Sometimes I feel like I say no more than I say yes.
Sometimes my no is a hearty one, modeled after the three-year old who’s taken up residence in our house, but sometimes it’s a rather roundabout, passive aggressive weakling who doesn’t want to be found disappointing the person who’s asked.
Sometimes saying no makes me feel empowered, and sometimes it makes me feel like I’m making a mistake, like I’ll risk never being asked again. Sometimes I don’t want to feel like I’m living in such a liminal space of not knowing if a yes will come again, so I find myself throwing pennies into a wishing well of maybes, holding onto what was and what will be.
Sometimes no is clear, but if I’m honest, most of the time it’s not. Most of the time it’s paired next to more questions than answers, at least in the present moment.
But there is power in saying no.
I’ve written about it before (and I loved my friend Suzanne’s thoughts last summer, too), but when and if I really think about it, here’s the truth: I’m a big fan of saying no in order that we might say a bigger yes.

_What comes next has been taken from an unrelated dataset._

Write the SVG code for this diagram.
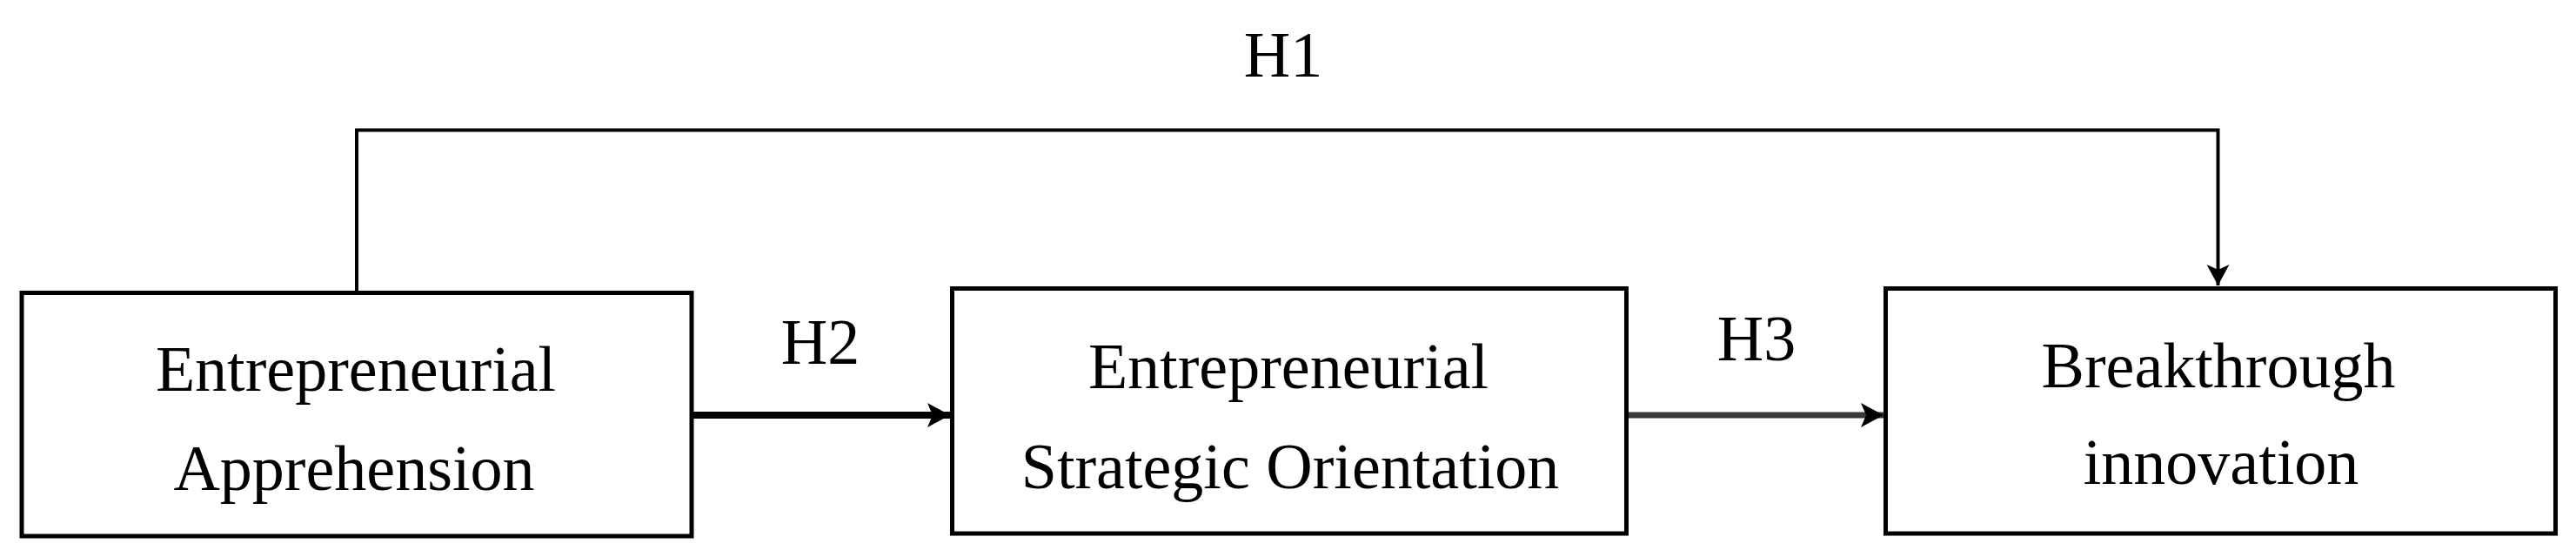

See, here’s the thing: all of us – every human to grace this good earth – has been given a specific, unique set of gifts. There’s something that makes you you, and me me, and them them. And I believe we’re supposed to lean into and chase after and really believe in our heart of hearts that this something is who we are.
So what is your something?
My friend Cheyanne, whom I met the first day or week or month of college my freshman year, has an obvious something that marks and sets her apart from everyone else. I’ve seen this gift for almost twenty years now, and I’m guessing it existed within her long before her eighteenth year.
The gift she gives the world is generosity. It positively oozes from her.
Just yesterday, I sent her a text, asking if she’d read Between the World and Me, because we talk and we bond over books and I knew that book would strike something in her aching insides.
And this was her reply: “Actually I have bought 3 copies of this book and given it to boys to read every time…” Generous is she who three different times buys a copy of the same book, and three different times gives it to someone who needs it more than she does.
Cheyanne is a high school administrator in an extremely urban and diverse district on the East Coast. Daily, she puts her something – the gift of generosity – to work as she interacts with her students and staff. This is just what she does. This is just who she is.
So, what is your something? Maybe, or perhaps more specifically, what were you made and created to do? And how then might you say a hearty no so you can say a bigger yes?
“Editing is our way to throw off our hindrances, to clear out the things that aren’t part of God’s perfect yes for our lives. Editing can be one of the most powerful tools to break the cycle of busyness in our lives. Finding God’s yes in a world of options requires us to truly take stock of the things in our lives that have us constantly in motion.”
Regardless of your faith preference (as Alli directs her words toward Christian women), I too think there’s a perfect yes for all of our lives. There’s something you were made and created to do, and editing your now-world might mean saying a hard no in order to say an even bigger yes.
And that makes me stoked.
That makes me want to say a hearty yes, yes, yes as I shout a booming no. Might it be the same for you?
SO many things we could talk about: how are you at saying no? How have you said no lately in order to say a bigger yes? What were you MADE to do? And how badly do you need to break busy so you might live more fully?